Jesus tells a lot of stories. Parables - those little stories with a big point - are one of his favourite teaching tools. Some are simple, some are more complicated. For us, some might require explanation of first century life and how people of that time understood certain words and images, especially as they related to day-to-day life, but all of them were designed to be readily understood (maybe with a little thought) and all of them illustrate some universal truth.


There’s one parable that we call The Wise and Foolish Builders. Jesus tells this little story about a wise builder who built his house on rock. Storms and floods came, but the house stood firm because it had been built on rock. A foolish builder built his house on sand. The same storms and floods washed it away because it had been build on sand.


It’s a great utility metaphor: a solid foundation is necessary to build anything, whether on literal bedrock or years of study, practice or training. Without a solid base, any structure is doomed to fall, a home or building, institution, business, career, a life. Especially a life.
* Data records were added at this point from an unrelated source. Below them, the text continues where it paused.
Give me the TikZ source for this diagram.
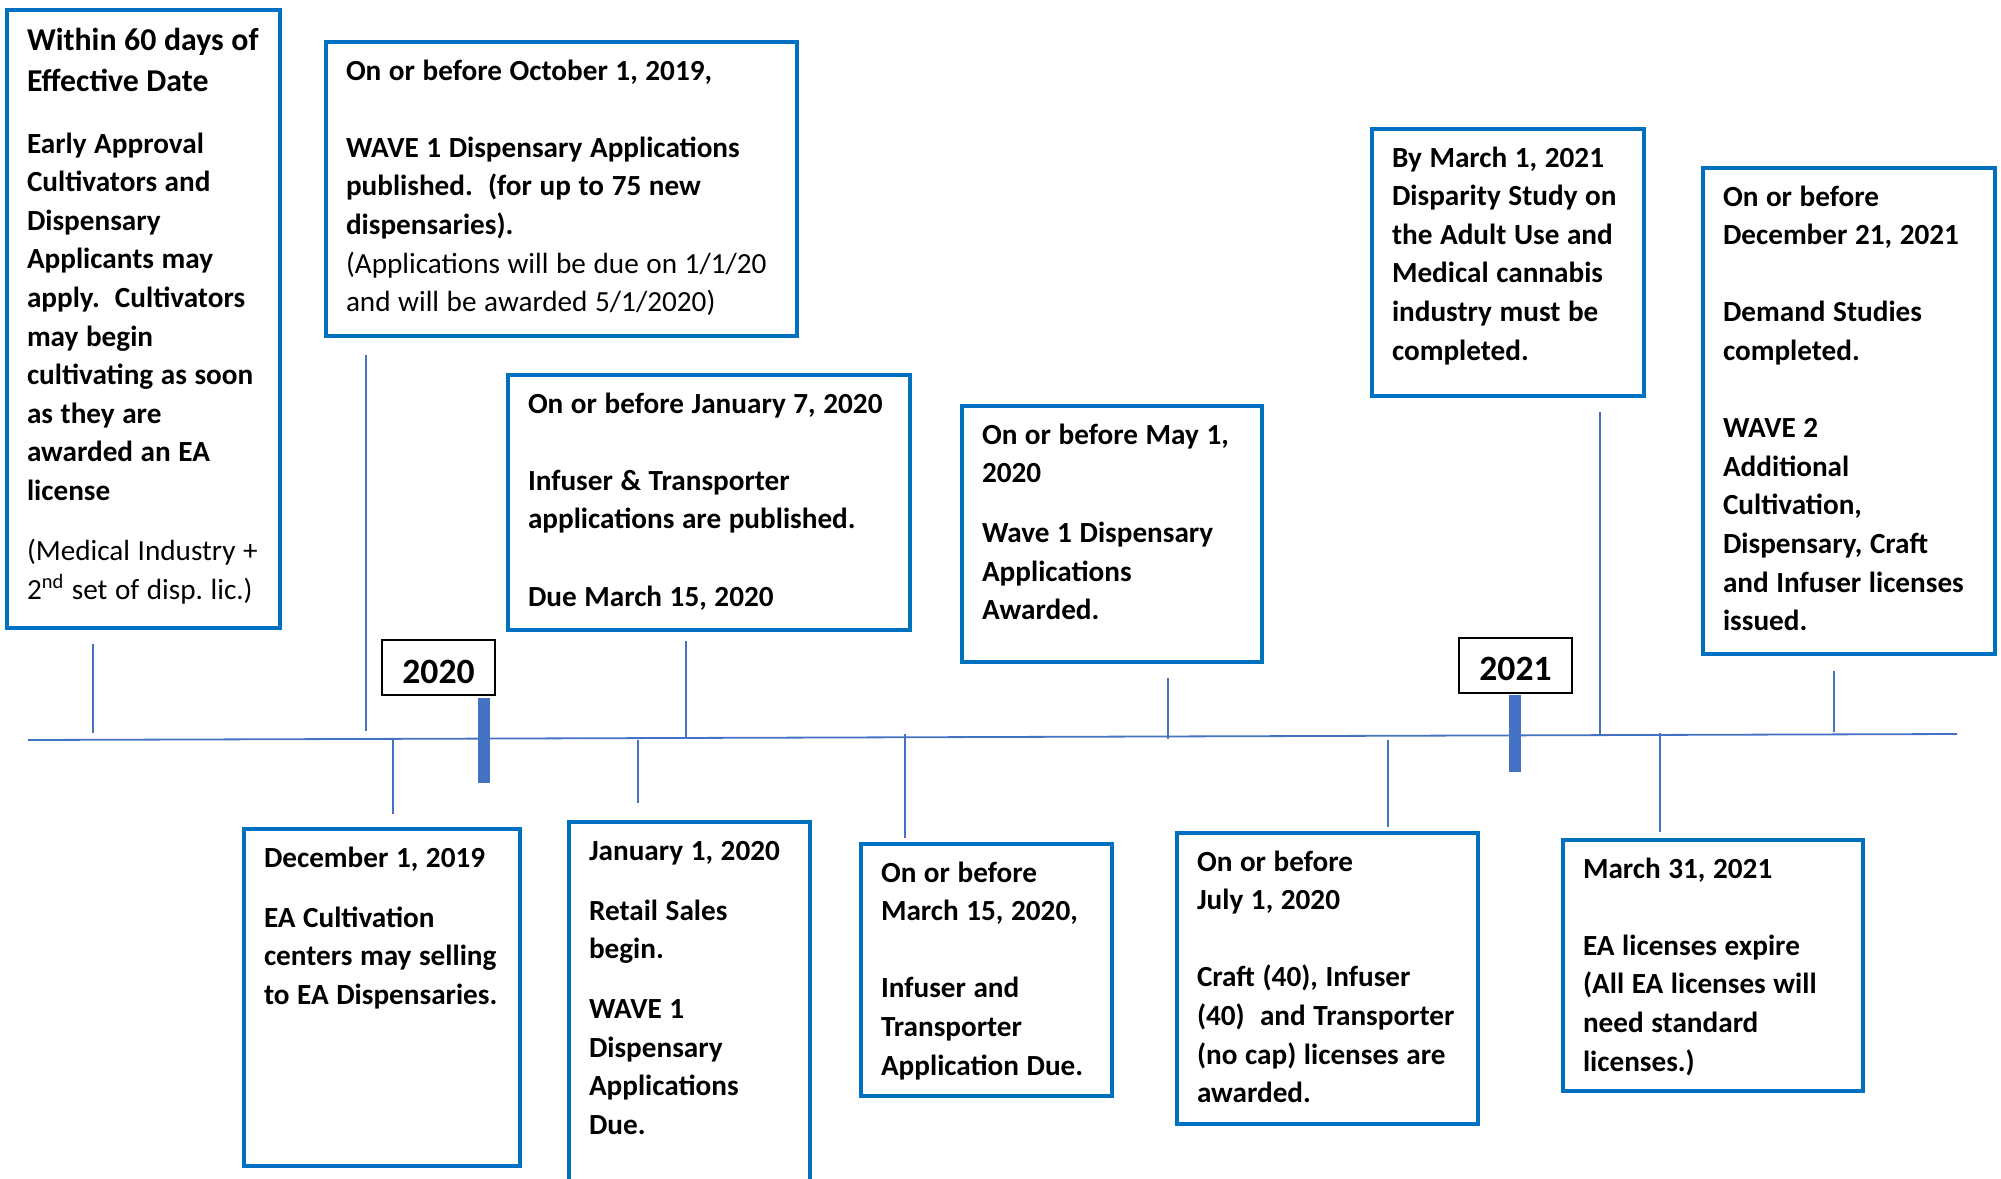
\documentclass[tikz,border=0pt]{standalone}
\usepackage{fontspec}
\setmainfont{Carlito}
\usepackage{tikz}
\definecolor{boxblue}{HTML}{0070C0}
\definecolor{lineblue}{HTML}{4472C4}
\frenchspacing

\begin{document}
\begin{tikzpicture}[x=0.5pt,y=-0.5pt,
  evbox/.style={draw=boxblue,line width=2pt,anchor=north west,inner xsep=10pt,inner ysep=9pt,
    text height=10pt,font=\fontsize{14.6}{19.3}\selectfont\bfseries,
    execute at begin node={\rightskip=-12pt plus 1fil\spaceskip=0.26em\relax}},
  yearbox/.style={draw=black,line width=1pt,fill=white,minimum width=56.5pt,minimum height=27.5pt,
    inner sep=0pt,text height=15.5pt,text depth=0pt,font=\fontsize{17.8}{20}\selectfont\bfseries},
  timeline/.style={draw=lineblue,line width=0.9pt},
  stem/.style={draw=lineblue,line width=0.6pt},
  yearbar/.style={draw=lineblue,line width=6pt}]
  \useasboundingbox (0,0) rectangle (2001,1178);

  % boxes above the line
  \node[evbox,text width=116.5pt,text height=11pt,text depth=280pt] (within60) at (5,8)
    {{\fontsize{15.9}{20.5}\selectfont Within 60 days of\\Effective Date\par}\vspace{11.7pt}%
     Early Approval\\Cultivators and\\Dispensary\\Applicants may\\apply.~ Cultivators\\may begin\\
     cultivating as soon\\as they are\\awarded an EA\\license\\[10.7pt]
     {\mdseries (Medical Industry +\\2\textsuperscript{nd} set of disp. lic.)}};
  \node[evbox,text width=215.5pt,text depth=119pt] (oct19) at (324,40)
    {On or before October 1, 2019,\\[19.3pt]
     WAVE 1 Dispensary Applications\\published.~ (for up to 75 new\\dispensaries).\\
     {\mdseries (Applications will be due on 1/1/20\\and will be awarded 5/1/2020)}};
  \node[evbox,text width=181pt,text depth=99.5pt] (jan20pub) at (506,373)
    {On or before January 7, 2020\\[19.3pt]
     Infuser \& Transporter\\applications are published.\\[19.3pt]
     Due March 15, 2020};
  \node[evbox,text width=130pt,text depth=100pt] (may20) at (960,404)
    {On or before May 1,\\2020\\[10.7pt]
     Wave 1 Dispensary\\Applications\\Awarded.};
  \node[evbox,text width=116pt,text depth=105.5pt] (mar21study) at (1370,127)
    {By March 1, 2021\\Disparity Study on\\the Adult Use and\\Medical cannabis\\industry must be\\completed.};
  \node[evbox,text width=126pt,text depth=215pt] (dec21) at (1701,166)
    {On or before\\December 21, 2021\\[19.3pt]
     Demand Studies\\completed.\\[19.3pt]
     WAVE 2\\Additional\\Cultivation,\\Dispensary, Craft\\and Infuser licenses\\issued.};

  % boxes below the line
  \node[evbox,text width=118pt,text depth=140.5pt] (dec19) at (242,827)
    {December 1, 2019\\[10.7pt]
     EA Cultivation\\centers may selling\\to EA Dispensaries.};
  \node[evbox,text width=100.5pt,text depth=160pt] (jan20) at (567,820)
    {January 1, 2020\\[10.7pt]
     Retail Sales\\begin.\\[10.7pt]
     WAVE 1\\Dispensary\\Applications\\Due.};
  \node[evbox,text width=105.5pt,text depth=98pt] (mar20) at (859,842)
    {On or before\\March 15, 2020,\\[19.3pt]
     Infuser and\\Transporter\\Application Due.};
  \node[evbox,text width=130.5pt,text depth=117.5pt] (jul20) at (1175,831)
    {On or before\\July 1, 2020\\[19.3pt]
     Craft (40), Infuser\\(40)~ and Transporter\\(no cap) licenses are\\awarded.};
  \node[evbox,text width=130pt,text depth=97.5pt] (mar21) at (1561,838)
    {March 31, 2021\\[19.3pt]
     EA licenses expire\\(All EA licenses will\\need standard\\licenses.)};

  % the line
  \coordinate (start) at (28,740);
  \coordinate (end) at (1957,734);
  \draw[timeline] (start) -- (end);

  % stems
  \coordinate (u1) at (93,644);   \coordinate (u1') at (93,733);
  \coordinate (u2) at (366,355);  \coordinate (u2') at (366,731);
  \coordinate (u3) at (686,641);  \coordinate (u3') at (686,737);
  \coordinate (u4) at (1168,678); \coordinate (u4') at (1168,739);
  \coordinate (u5) at (1600,412); \coordinate (u5') at (1600,736);
  \coordinate (u6) at (1834,671); \coordinate (u6') at (1834,732);
  \coordinate (d1) at (393,740);  \coordinate (d1') at (393,814);
  \coordinate (d2) at (638,740);  \coordinate (d2') at (638,803);
  \coordinate (d3) at (905,734);  \coordinate (d3') at (905,838);
  \coordinate (d4) at (1388,740); \coordinate (d4') at (1388,827);
  \coordinate (d5) at (1660,733); \coordinate (d5') at (1660,832);
  \draw[stem] (u1) -- (u1');
  \draw[stem] (u2) -- (u2');
  \draw[stem] (u3) -- (u3');
  \draw[stem] (u4) -- (u4');
  \draw[stem] (u5) -- (u5');
  \draw[stem] (u6) -- (u6');
  \draw[stem] (d1) -- (d1');
  \draw[stem] (d2) -- (d2');
  \draw[stem] (d3) -- (d3');
  \draw[stem] (d4) -- (d4');
  \draw[stem] (d5) -- (d5');

  % years
  \node[yearbox] (y2020) at (438.5,667.5) {2020};
  \node[yearbox] (y2021) at (1515.5,665) {2021};
  \coordinate (b20) at (484,698);  \coordinate (b20') at (484,783);
  \coordinate (b21) at (1515,695); \coordinate (b21') at (1515,772);
  \draw[yearbar] (b20) -- (b20');
  \draw[yearbar] (b21) -- (b21');
\end{tikzpicture}
\end{document}
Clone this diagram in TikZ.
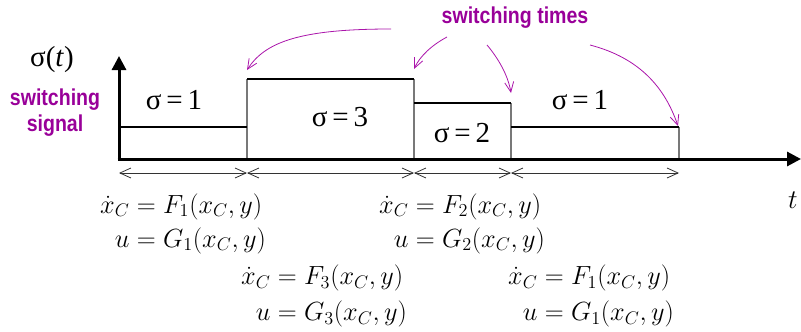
\documentclass[tikz,border=0pt]{standalone}
\usepackage{amsmath}
\usepackage{graphicx}
\usepackage[no-math]{fontspec}
\newfontfamily\serifT{Liberation Serif}
\newfontfamily\narrowsans[FakeStretch=0.85]{Liberation Sans}
\usetikzlibrary{arrows.meta}
\definecolor{sigpurple}{RGB}{153,0,153}
\definecolor{arrpurple}{RGB}{170,20,170}
\definecolor{vgray}{RGB}{120,120,120}
\newcommand{\eqpair}[2]{\scalebox{1.267}{\fontsize{20}{23.8}\selectfont$\begin{aligned}\dot x_C &= F_{#1}(x_C,y)\\[#2] u &= G_{#1}(x_C,y)\end{aligned}$}}
\tikzset{
  axisline/.style={line width=3pt,-{Triangle[length=14pt,width=14pt]}},
  levelline/.style={line width=2.6pt,line cap=butt},
  edgeline/.style={line width=1.6pt,vgray},
  spanline/.style={line width=0.8pt,black!80,{Straight Barb[length=11pt,width=10pt]}-{Straight Barb[length=11pt,width=10pt]}},
  tarrow/.style={line width=0.8pt,arrpurple,-{Straight Barb[length=10pt,width=9pt]}},
  purpletext/.style={font=\narrowsans\bfseries\fontsize{23}{25}\selectfont,text=sigpurple,align=center,inner sep=0pt},
  sigmalabel/.style={font=\serifT\fontsize{29}{31}\selectfont,inner sep=0pt},
  eqn/.style={inner sep=0pt,anchor=west}
}
\begin{document}
\begin{tikzpicture}[x=1pt,y=-1pt]
\useasboundingbox (0,0) rectangle (801,332);
% switching instants on the time axis
\coordinate (s0) at (119,159);
\coordinate (s1) at (247,159);
\coordinate (s2) at (414,159);
\coordinate (s3) at (511,159);
\coordinate (s4) at (679,159);
% levels
\coordinate (l0a) at (119,127); \coordinate (l0b) at (247,127);
\coordinate (l1a) at (247,79);  \coordinate (l1b) at (414,79);
\coordinate (l2a) at (414,103); \coordinate (l2b) at (511,103);
\coordinate (l3a) at (511,127); \coordinate (l3b) at (679,127);
% vertical edges
\draw[edgeline] (s1) -- (l1a);
\draw[edgeline] (s2) -- (l1b);
\draw[edgeline] (s3) -- (l2b);
\draw[edgeline] (s4) -- (l3b);
% horizontal levels
\draw[levelline] (l0a) -- (l0b);
\draw[levelline] (l1a) -- (l1b);
\draw[levelline] (l2a) -- (l2b);
\draw[levelline] (l3a) -- (l3b);
% axes
\coordinate (ytip) at (119,56);
\coordinate (xtip) at (801,159);
\coordinate (corner) at (119,160.5);
\coordinate (cornerx) at (117.5,159);
\draw[axisline] (corner) -- (ytip);
\draw[axisline] (cornerx) -- (xtip);
% interval spans
\coordinate (i0) at (119,173);
\coordinate (i1) at (247,173);
\coordinate (i2) at (414,173);
\coordinate (i3) at (511,173);
\coordinate (i4) at (679,173);
\draw[spanline] (i0) -- (i1);
\draw[spanline] (i1) -- (i2);
\draw[spanline] (i2) -- (i3);
\draw[spanline] (i3) -- (i4);
% labels
\node[sigmalabel] (sigt) at (52,60) {σ(\textit{t})};
\node[purpletext] (sigsig) at (55,113) {switching\\[1pt]signal};
\node[purpletext] (swt) at (515,18) {switching times};
\node[sigmalabel] (lab1) at (174,100) {σ\,=\,1};
\node[sigmalabel] (lab3) at (340,117) {σ\,=\,3};
\node[sigmalabel] (lab2) at (462,133) {σ\,=\,2};
\node[sigmalabel] (lab4) at (580,100) {σ\,=\,1};
\node[inner sep=0pt] (tl) at (793,200) {\scalebox{1.3}{\fontsize{20}{22}\selectfont$t$}};
% purple arrows
\coordinate (a1s) at (391,29);
\coordinate (a2s) at (447,37);
\coordinate (a3s) at (487,45);
\coordinate (a4s) at (590,45);
\coordinate (a1e) at (247,70);
\coordinate (a2e) at (414,69);
\coordinate (a3e) at (511,93);
\coordinate (a4e) at (678,126);
\draw[tarrow] (a1s) .. controls (300,29) and (265,42) .. (a1e);
\draw[tarrow] (a2s) .. controls (432,45) and (420,56) .. (a2e);
\draw[tarrow] (a3s) .. controls (498,58) and (508,75) .. (a3e);
\draw[tarrow] (a4s) .. controls (640,58) and (665,88) .. (a4e);
% equations
\node[eqn] (e1) at (100,224) {\eqpair{1}{0pt}};
\node[eqn] (e2) at (379,224) {\eqpair{2}{0pt}};
\node[eqn] (e3) at (241,296.5) {\eqpair{3}{2.2pt}};
\node[eqn] (e4) at (508,296.5) {\eqpair{1}{2.2pt}};
\end{tikzpicture}
\end{document}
And that’s Jesus’ concern when he uses it. The story appears in the gospel of Matthew at the end of the Sermon on the Mount and in Luke at the end of the corresponding Sermon on the Plain. Jesus offers this wisdom at the end of a lengthy teaching about how to live.


Matthew, in particular, includes The Beatitudes, teaching about the Law, teaching about moral and ethical issues, prayer and assorted other parables in his sermon. Whether it was one full length sermon or teachings assembled by Matthew that way, it is a key source of Jesus’ teaching. And then, at the end, this mic drop.


I don’t think Jesus means to say the foundation for our lives is just faith in God. Or Jesus. Or even in Jesus’ teachings. It’s certainly not about behaviour. He even prefaces the parable with another one of those great comments about how those who say they believe, use his words and put on a good show of behaving the way they should, just don’t get it. Those people don’t really “know” Jesus. To know Jesus is to live Jesus, that’s the foundation he’s talking about.


Faith needs to be put into more than practice, it needs to be put into life. All those teachings, from the Beatitudes to the Law and everything else, are meaningless unless lived from the heart. We build what we build from the good in our heart: love, grace, compassion, justice - all the things Jesus was just talking about - lived everyday from the heart.


It’s not easy and the world will push back. The house might get hail damage or broken windows, it might need new shingles and a fresh coat of paint, but it will be a home. Being Jesus means being authentic and genuine with what’s in your heart and, according to Matthew, the crowd sees that in Jesus that day. Will others see it in you?